İsra Suresi, 71, 81-83 Ayetlerinin Tefsiri

 

Sayın Adnan Oktar'ın 16 Nisan 2011 tarihli röportajından İsra Suresi ile ilgili açıklamalar.

 

ADNAN OKTAR: 71, İsra Suresi, şeytandan Allah’a sığınırım; “Her insan-grubunu imamlarıyla çağıracağımız gün, artık kimin kitabı sağ eline verilirse, onlar kitaplarını okuyacaklar ve onlar, bir 'hurma çekirdeğindeki iplikçik kadar' bile haksızlığa uğratılmazlar” diyor Cenab-ı Allah.

ALTUĞ BERKER: “Her ümmetin bir başı vardır” diye de daha önce söylemiştiniz Hocam.

ADNAN OKTAR: Evet. “81. Ayet: De ki: "Hak geldi, batıl yok oldu. Hiç şüphesiz batıl yok olucudur." İnşaAllah, Hz. Mehdi (a.s) ve Hz. İsa (a.s) devrinde batıl tamamen yeryüzünden kalkacak. “İnsana bir nimet verdiğimizde sırt çevirir ve yan çizer; ona bir şer dokunduğu zaman da umutsuzluğa kapılır.” Umutsuzluğa kapılmak haram, Kuran ayetleriyle açıkça gösteriliyor. “Hak geldi, batıl yok oldu.” Kuran’ın inişi, Peygamberimiz (s.a.v)’in gelişiyle batıl yok olmuştur.

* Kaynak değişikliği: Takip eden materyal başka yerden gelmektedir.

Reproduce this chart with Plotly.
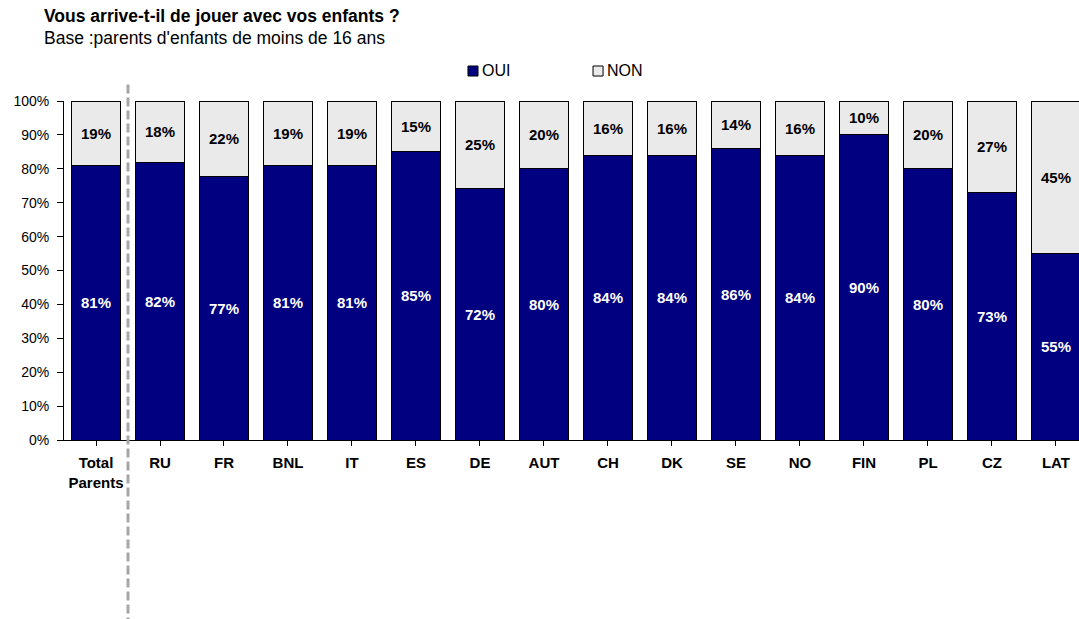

Ama batılın fizik anlamda yok oluşu Hz. Mehdi (a.s) devrindedir, Hz. İsa Mesih (a.s) devrindedir. Manen yok oluşu Peygamberimiz (s.a.v) zamanındadır. Fizik olarak yok oluşu Hz. Mehdi (a.s) devrinde; tamamen yok olacak, inşaAllah. “Hiç şüphesiz batıl yok olucudur” diyor Allah. Tamamı yok olacak, inşaAllah. Batıl dünyanın hiçbir yerinde kalmayacak. Kuran’ın bu ayeti, tam tahakkuk etmiş olacak. Çünkü batıl bir yerde bile kalmış olsa, batıl yok olmuş olmuyor, fizik anlamda. Hiçbir yerde kalmıyor diyor Allah. “Kur'an'dan mü'minler için şifa ve rahmet olan şeyleri indiriyoruz.” Hem topluma şifa hem insanlara şifa. “Oysa o, zalimlere kayıplardan başkasını arttırmaz.” Zalimlere de Kuran kayıp getirir. Onları psikolojik olarak çökertir, mahveder. Sistemlerini de mahveder, kendilerini de mahveder. Deccaller, Kuran ile yok ediliyor. Deccaller manen ve maddeden çökmüş oluyorlar, inşaAllah.